3) Une minéralité bien spécifique
Philippe Faure Brac, président de l’Union des sommeliers de France est formel : tous les vins situés sur des terroirs volcaniques, peu importe la couleur, ont une minéralité prononcée, et particulière. « Elle se caractérise par une salinité, une fraîcheur iodée même dans les vignobles volcaniques qui ne sont pas à proximité de la mer », développe-t-il. John Szabo, qui a creusé le sujet, associe cette minéralité à de l’amertume. « J’ai réalisé des analyses qui révèlent des concentrations en ion potassium près de trois fois plus élevées dans les vins issus de terroirs volcaniques, à cépage équivalent. J’ai aussi constaté des teneurs élevées en acide succinique, impliqué dans l’amertume, et en glutamate, composante de la saveur umami », révèle-t-il. Dans ses recherches, il a comparé deux vins issus du cépage grec assyrtiko, l’un produit à Santorin, l’autre en Corinthe. Les résultats sont surprenants : le vin de Santorin contient 330 % de fer et 20 % de zinc en plus. « Ça a forcément un rôle sur la conductivité et la résonnance magnétique. Mais il est encore impossible de faire le lien sur l’impact organoleptique », regrette John Szabo. Le journaliste poursuit actuellement ses travaux sur le sujet en partenariat avec un laboratoire d’analyses canadien. Un dossier que l’on espère pouvoir suivre au fil des prochaines éditions de Vinora.

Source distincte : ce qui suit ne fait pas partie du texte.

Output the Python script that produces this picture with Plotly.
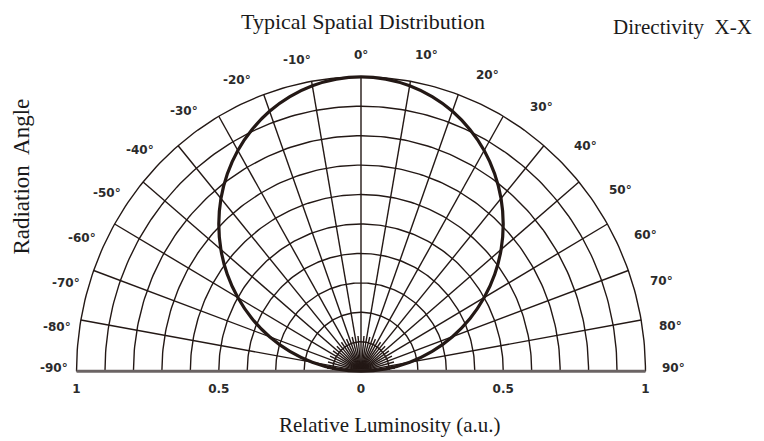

« Vins volcaniques », un argument marketing de poids
New-York, Montréal, Toronto, Londres, d’après John Szabo, la nouvelle tendance chez les sommeliers de ces villes branchées est d’élaborer des cartes qui mettent en avant les vins volcaniques. « Les volcans ont depuis la nuit des temps le pouvoir de fasciner l’Homme, argue Philippe Faure Brac, président de l’Union des sommeliers de France. Les vignerons ont tout intérêt à communiquer sur leur appartenance à ces territoires d’exception. » Dans les allées de Vinora, les vignerons auvergnats approuvent. « On nous confond souvent avec le Beaujolais, voire la Bourgogne. Revendiquer une appartenance à un vignoble volcanique nous permettrait de créer une nouvelle identité prometteuse, et en finir avec l’image de vins pas terribles qui nous collent à la peau », développe la Maison Desprat. Du côté des organisateurs, la création « d’un label ou une identité commune » sur la base des critères analysés pour sélectionner les participants à Vinora est déjà dans les tuyaux.